Another option is to use a so-called revocable living trust. These trusts go into effect while you're still alive, and you can name another person as trustee to manage property in the trust once you become incapacitated. Many people name institutions, such as banks or trust companies, as trustees, if they're worried a family member might loot their money. However, you should still name an agent as power of attorney to handle assets not in the trust.
There is some recourse if your agent is accused of financial impropriety. Another loved one can petition a court to name a protective guardian or conservator. Typically, court-appointed guardians can be another family member or a third party, such as a lawyer, a bank, a social worker or a specially trained professional guardian.
In the Astor case, Mr. Marshall's son asked a court in July 2006 to remove his father from Mrs. Astor's affairs, alleging that his father was neglecting Mrs. Astor and enriching himself at her expense. A judge appointed a longtime friend to oversee Mrs. Astor and J.P. Morgan Chase & Co. to serve as the guardian of her estate.

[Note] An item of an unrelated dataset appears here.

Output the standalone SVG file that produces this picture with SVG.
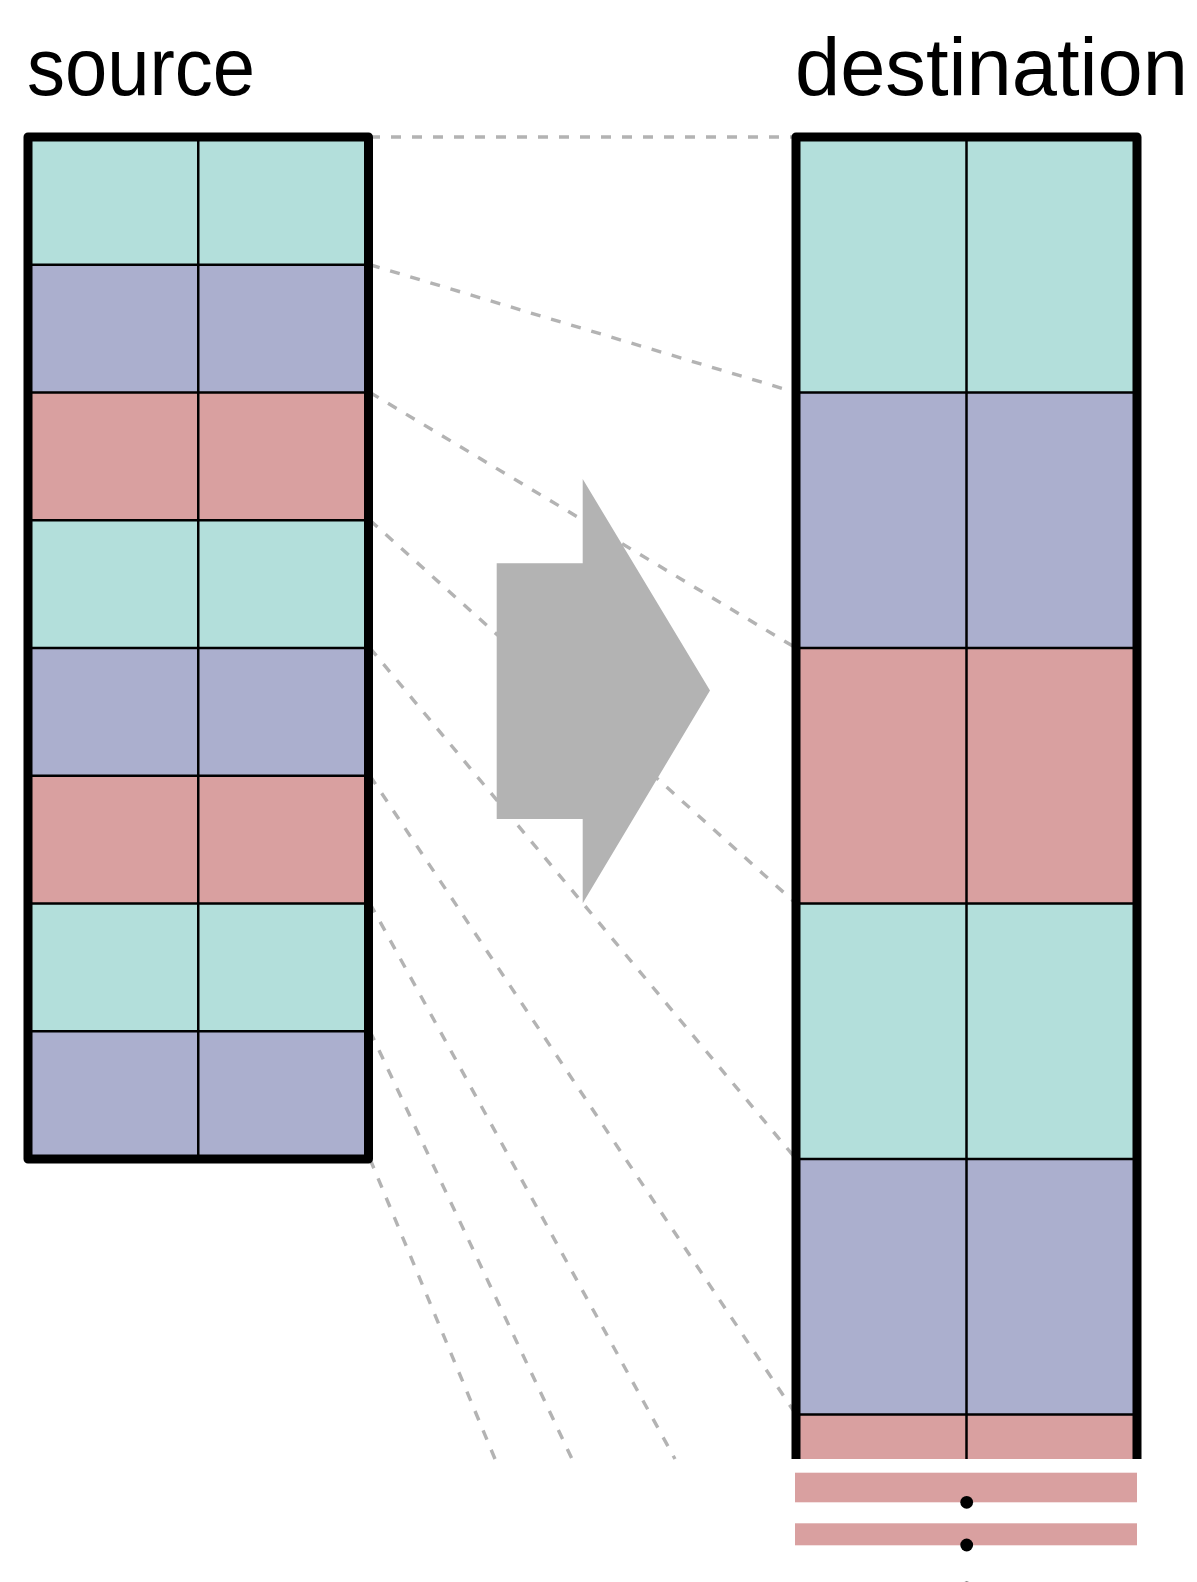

Once a guardian is appointed, he or she then has legal standing to sue the agent to try to recover funds. Jeffrey Skatoff, a probate and estate-planning lawyer in Palm Beach Gardens, Fla., says his firm recently handled a case in which a grandchild with power of attorney had "looted" an account. "We got a guardian appointed, filed a lawsuit for conversion, and were able to set things right." In Florida, he adds, treble damages often attach to lawsuits alleging elder abuse. "So a civil lawsuit can be a powerful tool."
Also, if you sense wrongdoing, contact your local district attorney's office, many of which have elder-abuse units, and let them investigate.
"Unfortunately, when people have authority over money, sometimes very bad things happen," says Mr. Pankauski, the Florida lawyer.